* **Task objective**:
Type out the data exactly as given. Skip any image.

* **Given data**:
------------------------------------

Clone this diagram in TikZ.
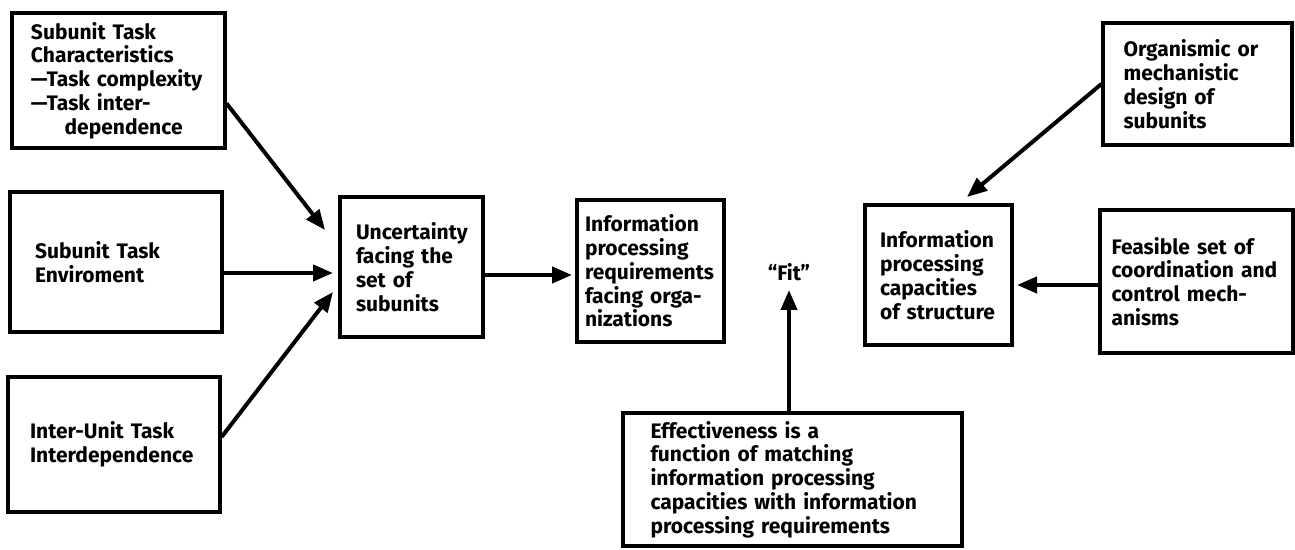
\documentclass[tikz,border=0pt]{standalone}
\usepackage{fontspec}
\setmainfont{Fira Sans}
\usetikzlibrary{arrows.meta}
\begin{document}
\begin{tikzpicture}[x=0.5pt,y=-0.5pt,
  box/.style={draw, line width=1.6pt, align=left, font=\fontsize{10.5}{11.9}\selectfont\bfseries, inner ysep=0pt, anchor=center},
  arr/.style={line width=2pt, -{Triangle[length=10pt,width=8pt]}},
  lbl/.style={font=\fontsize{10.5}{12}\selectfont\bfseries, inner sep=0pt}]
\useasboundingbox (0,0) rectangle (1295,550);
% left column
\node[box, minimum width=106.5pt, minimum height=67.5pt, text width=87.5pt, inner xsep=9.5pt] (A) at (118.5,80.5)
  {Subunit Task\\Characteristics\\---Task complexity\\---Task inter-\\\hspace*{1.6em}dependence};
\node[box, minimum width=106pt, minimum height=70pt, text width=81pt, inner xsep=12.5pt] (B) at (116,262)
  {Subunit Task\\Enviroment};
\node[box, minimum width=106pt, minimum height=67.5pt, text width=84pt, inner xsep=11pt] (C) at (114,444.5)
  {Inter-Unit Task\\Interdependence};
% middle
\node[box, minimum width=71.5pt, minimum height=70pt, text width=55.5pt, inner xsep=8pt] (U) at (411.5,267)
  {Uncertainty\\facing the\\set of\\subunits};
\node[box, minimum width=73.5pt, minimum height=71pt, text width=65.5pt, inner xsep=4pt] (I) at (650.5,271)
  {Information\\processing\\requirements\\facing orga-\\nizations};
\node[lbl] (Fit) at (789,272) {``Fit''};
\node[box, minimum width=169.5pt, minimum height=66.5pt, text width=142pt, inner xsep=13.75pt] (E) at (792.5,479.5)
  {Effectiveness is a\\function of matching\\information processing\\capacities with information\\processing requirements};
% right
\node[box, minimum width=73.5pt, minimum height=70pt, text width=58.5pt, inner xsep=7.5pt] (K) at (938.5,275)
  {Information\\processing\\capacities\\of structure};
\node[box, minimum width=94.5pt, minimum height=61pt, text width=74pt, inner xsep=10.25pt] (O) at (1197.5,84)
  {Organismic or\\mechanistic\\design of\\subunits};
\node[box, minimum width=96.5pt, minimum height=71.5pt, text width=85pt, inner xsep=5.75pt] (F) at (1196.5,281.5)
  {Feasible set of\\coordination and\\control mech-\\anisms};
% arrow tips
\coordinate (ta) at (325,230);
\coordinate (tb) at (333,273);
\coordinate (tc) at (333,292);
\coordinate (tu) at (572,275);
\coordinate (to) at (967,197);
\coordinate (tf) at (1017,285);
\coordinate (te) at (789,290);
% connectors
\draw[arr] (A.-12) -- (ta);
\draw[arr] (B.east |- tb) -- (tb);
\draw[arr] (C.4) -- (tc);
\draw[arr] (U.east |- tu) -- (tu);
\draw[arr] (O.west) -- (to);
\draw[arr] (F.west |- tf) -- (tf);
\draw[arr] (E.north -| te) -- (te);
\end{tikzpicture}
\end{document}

------------------------------------

* **Exercise solution**:
Clone this diagram in TikZ.
\documentclass[tikz,border=0pt]{standalone}
\usepackage{fontspec}
\setmainfont{Fira Sans}
\usetikzlibrary{arrows.meta}
\begin{document}
\begin{tikzpicture}[x=0.5pt,y=-0.5pt,
  box/.style={draw, line width=1.6pt, align=left, font=\fontsize{10.5}{11.9}\selectfont\bfseries, inner ysep=0pt, anchor=center},
  arr/.style={line width=2pt, -{Triangle[length=10pt,width=8pt]}},
  lbl/.style={font=\fontsize{10.5}{12}\selectfont\bfseries, inner sep=0pt}]
\useasboundingbox (0,0) rectangle (1295,550);
% left column
\node[box, minimum width=106.5pt, minimum height=67.5pt, text width=87.5pt, inner xsep=9.5pt] (A) at (118.5,80.5)
  {Subunit Task\\Characteristics\\---Task complexity\\---Task inter-\\\hspace*{1.6em}dependence};
\node[box, minimum width=106pt, minimum height=70pt, text width=81pt, inner xsep=12.5pt] (B) at (116,262)
  {Subunit Task\\Enviroment};
\node[box, minimum width=106pt, minimum height=67.5pt, text width=84pt, inner xsep=11pt] (C) at (114,444.5)
  {Inter-Unit Task\\Interdependence};
% middle
\node[box, minimum width=71.5pt, minimum height=70pt, text width=55.5pt, inner xsep=8pt] (U) at (411.5,267)
  {Uncertainty\\facing the\\set of\\subunits};
\node[box, minimum width=73.5pt, minimum height=71pt, text width=65.5pt, inner xsep=4pt] (I) at (650.5,271)
  {Information\\processing\\requirements\\facing orga-\\nizations};
\node[lbl] (Fit) at (789,272) {``Fit''};
\node[box, minimum width=169.5pt, minimum height=66.5pt, text width=142pt, inner xsep=13.75pt] (E) at (792.5,479.5)
  {Effectiveness is a\\function of matching\\information processing\\capacities with information\\processing requirements};
% right
\node[box, minimum width=73.5pt, minimum height=70pt, text width=58.5pt, inner xsep=7.5pt] (K) at (938.5,275)
  {Information\\processing\\capacities\\of structure};
\node[box, minimum width=94.5pt, minimum height=61pt, text width=74pt, inner xsep=10.25pt] (O) at (1197.5,84)
  {Organismic or\\mechanistic\\design of\\subunits};
\node[box, minimum width=96.5pt, minimum height=71.5pt, text width=85pt, inner xsep=5.75pt] (F) at (1196.5,281.5)
  {Feasible set of\\coordination and\\control mech-\\anisms};
% arrow tips
\coordinate (ta) at (325,230);
\coordinate (tb) at (333,273);
\coordinate (tc) at (333,292);
\coordinate (tu) at (572,275);
\coordinate (to) at (967,197);
\coordinate (tf) at (1017,285);
\coordinate (te) at (789,290);
% connectors
\draw[arr] (A.-12) -- (ta);
\draw[arr] (B.east |- tb) -- (tb);
\draw[arr] (C.4) -- (tc);
\draw[arr] (U.east |- tu) -- (tu);
\draw[arr] (O.west) -- (to);
\draw[arr] (F.west |- tf) -- (tf);
\draw[arr] (E.north -| te) -- (te);
\end{tikzpicture}
\end{document}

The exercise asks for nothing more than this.